Requiring affordable units is quite common, but (a) is generally not actually required and is instead associated with some sort of tax incentive or zoning variance, (b) generally applies to only a fraction of the units in a new development. In general, it seems like the incentives are "good enough" because many developers opt for them versus building pure market rate housing.
Professor Somin is right that getting rid of exclusionary zoning would be very helpful and would get rid of one class of incentives (zoning variances). I'm supportive of that approach, FWIW.
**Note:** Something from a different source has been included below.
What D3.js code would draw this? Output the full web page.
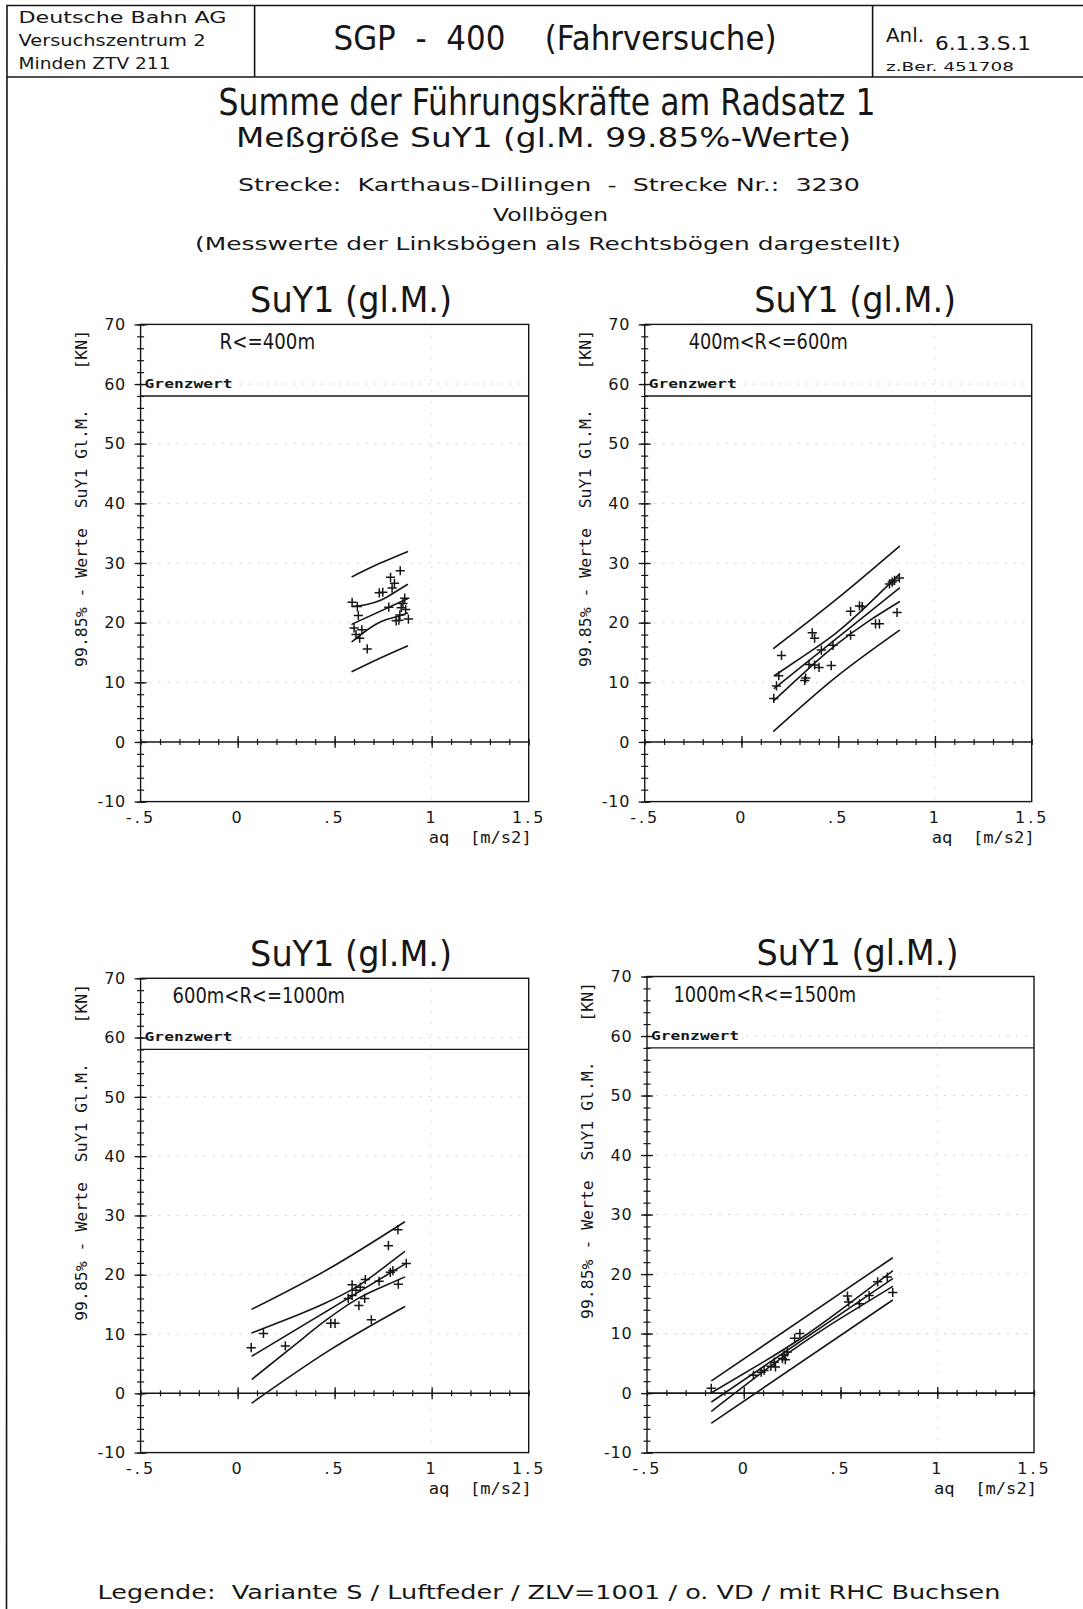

On the topic of homelessness in particular, the research does not seem to be nearly as conclusive as you think it is. Neither of the first two studies I found on the topic find an overall correlation between rent control and levels of homelessness:
https://www.sciencedirect.com/science/article/abs/pii/S0166046298000349
https://www.nmhc.org/globalassets/knowledge-library/rent-control-literature-review-final2.pdf
Actually, discouraging maintenance appears to be one of the few practical ways to preserve location of affordable housing in high-amenity neighborhoods. Deferred maintenance is the opposite of gentrification. And there is no doubt that gentrification makes previously-affordable rents more expensive, thus driving out less-prosperous former inhabitants.
Rent control should always be rejected, because it doesn't work and makes the problem worse. It misunderstands the market forces that cause rents (and housing prices) to spiral upwards. It's not a legal question, it's basic economics.
It grossly misunderstands basic market forces. It would be like trying to solve the health care problem by mandating that health insurance cannot cost more than $100/mo. or solving high grocery prices by mandating that a cart full of groceries cost no more than $20.
And I'm not even talking about a subsidy; just a plain decree to health insurance companies and grocery stores that they are forbidden to charge more. If you can immediately see the problem there, that's the same problem with rent control.
I agree completely with Thomas Sowell, the intellectual who has pushed both of these measures for over a quarter of a century.
If only there were a way to reduce demand for housing. Maybe there's some group of people that isn't legally eligible to reside in Massachusetts. If those people were, for example, looking for housing in other countries, demand and prices in Massachusetts would both fall.
Yes, deporting illegals would be a big help. Somin's proposals would lower everyone's standard of living.
@Ilya the Globe has a brutal paywall (possibly because I'm physically in Boston right now) -- any way you could either syndicate the full article or get a gift link for us?
Could Somin please define what he means by, "exclusionary zoning," and demonstrate with evidence where in Massachusetts he thinks it gets practiced.